The Partisan Republic, by Gerald Leonard and Saul Cornell

“We’re trying to say the Constitution, in its development, belongs to everyone at once,” Leonard explains. “Not in some glorified way, but as a matter of political and social fact. It’s a political document.”

In analyzing constitutional development, scholars like Leonard consider not just the role of the courts, but also the influence of the legislative and executive branches, political parties, individual states, and popular protest movements.

“We’re not really prioritizing” one over the other, he says. “The meaning of the Constitution depends on all of this, on a plurality of ideas.”

In The Partisan Republic, Leonard does not argue that the United States would have been ready to recognize the rights of women and people of color if political parties had not emerged when they did. But he thinks there might have been some limited room for that kind of thought, earlier, if they hadn’t.

“The federalists and Hamiltonians… came from a tradition that rejected democracy in any form and instead insisted on certain natural or socially stable hierarchies,” he says. “I imagine there could have been some openings, if federalists had remained on top, for the advancement of women and black Americans, but it’s hard to imagine a real revolution.”

But, instead, party politics seemed to hasten the official disenfranchisement of the majority of the population. In research for the new book, Leonard says he was particularly intrigued by information about the New York Constitutional Convention of 1821 at which “universal suffrage” was adopted for most white men. The primary documents from the convention revealed the “depth of feeling” in the debates at the time, Leonard says.

“They could be yelling about democracy out of one side of their mouths and then explaining that the exclusions are not only consistent with democracy but entirely essential out of the other side,” he says.

Van Buren was one of those guiding the convention, warning that the “character of the increased number of votes would be such as would render their elections rather a curse than a blessing,” Leonard writes in his book.

“I am completely fascinated by Martin Van Buren,” says Leonard. “He was present at the critical moment of the transition from republican notions of American governance to democratic notions of governance.

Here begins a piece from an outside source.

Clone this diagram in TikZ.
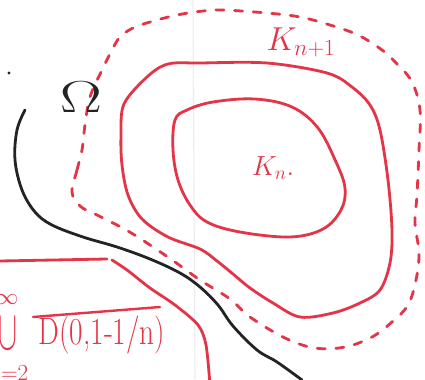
\documentclass[tikz,border=0pt]{standalone}
\usepackage{amsmath}
\definecolor{pen}{RGB}{228,52,72}
\definecolor{ink}{RGB}{35,35,35}
\definecolor{crease}{RGB}{236,236,236}
\tikzset{
  redline/.style={draw=pen,line width=2.1pt,line cap=round,line join=round},
  reddash/.style={redline,dash pattern=on 6pt off 8pt},
  inkline/.style={draw=ink,line width=2.1pt,line cap=round,line join=round},
  pentext/.style={text=pen,inner sep=0pt},
  inktext/.style={text=ink,inner sep=0pt},
}
\begin{document}
\begin{tikzpicture}[x=0.75pt,y=-0.75pt]
\useasboundingbox (0,0) rectangle (425,379);
\clip (0,0) rectangle (425,379);
\fill[white] (0,0) rectangle (425,379);
\draw[crease,line width=0.8pt] (193,0) -- (195,379);

% inner closed curve K_n
\draw[redline] plot[smooth cycle, tension=0.6] coordinates {(175,120) (173,150) (178,180) (190,205) (207,222) (240,232) (290,237) (323,229) (341,210) (345,188) (336,162) (318,128) (292,107) (255,99) (213,102) (187,110)};

% middle closed curve
\draw[redline] plot[smooth cycle, tension=0.55] coordinates {(124,104) (121,135) (122,165) (128,195) (142,219) (168,237) (200,249) (217,261) (233,274) (250,288) (273,303) (300,317) (333,313) (360,303) (380,290) (390,263) (392,230) (388,180) (380,130) (370,105) (352,87) (327,73) (267,63) (200,63) (168,64) (147,77)};

% dashed outer curve
\draw[reddash] plot[smooth cycle, tension=0.6] coordinates {(72,192) (77,170) (82,150) (85,125) (90,97) (102,70) (112,50) (120,37) (133,28) (150,22) (177,15) (203,11) (223,10) (267,13) (300,17) (330,25) (358,35) (382,50) (398,65) (412,82) (420,110) (419,150) (417,195) (415,223) (419,253) (416,280) (408,305) (392,322) (372,337) (345,347) (315,348) (285,338) (250,317) (230,299) (200,280) (175,262) (150,245) (133,234) (115,224) (95,214) (80,206)};

% black boundary curve
\draw[inkline] plot[smooth, tension=0.6] coordinates {(25,110) (17,130) (15,160) (22,190) (35,212) (52,225) (83,237) (117,247) (150,259) (180,273) (200,287) (218,305) (233,326) (257,350) (277,362) (302,380)};
\fill[ink] (9,73) circle (1.6);

% bottom-left region
\draw[redline] (0,261) -- (107,259);
\draw[redline] plot[smooth, tension=0.5] coordinates {(112,260) (127,270) (150,288) (175,305) (198,325) (206,345) (210,385)};
\draw[redline,line width=1.8pt] (33,317) -- (160,307);

% labels
\node[inktext,font=\fontsize{24.88}{26}\selectfont,xscale=1.9,yscale=1.35] (omega) at (81,97) {$\Omega$};
\node[pentext,font=\fontsize{24}{26}\selectfont] (knp) at (301,42) {$K_{n{+}1}$};
\node[pentext,font=\fontsize{22}{24}\selectfont] (kn) at (273,168) {$K_n.$};
\node[pentext,font=\fontsize{22}{24}\selectfont,yscale=1.3] (disk) at (102,335) {D(0,1-1/n)};
\node[pentext,font=\fontsize{24.88}{26}\selectfont,xscale=0.85,yscale=1.7] (cup) at (8,334) {$\cup$};
\node[pentext,font=\fontsize{17}{19}\selectfont] (inf) at (7,300) {$\infty$};
\node[pentext,font=\fontsize{17}{19}\selectfont] (low) at (8,373) {$n{=}2$};
\end{tikzpicture}
\end{document}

But he also helped infuse ‘democracy’ with racism.”

As a historian, Leonard says he is reluctant to identify “lessons” from the past for the present and future. But he does say his book—and other scholarship that deals with the evolution of constitutional thought—can be a reminder that people shouldn’t focus too much on the US Supreme Court as the final arbiter of constitutional questions. As an example, he points out that, even with Roe v. Wade, the availability of abortion in states across the country varies widely, as it will if Roe v. Wade is ever overturned.

“The difference the Supreme Court makes on hot-button issues is much less than people often suppose,” he says. “It’s generally going to be a much more complicated story about politics and culture and a range of institutions.”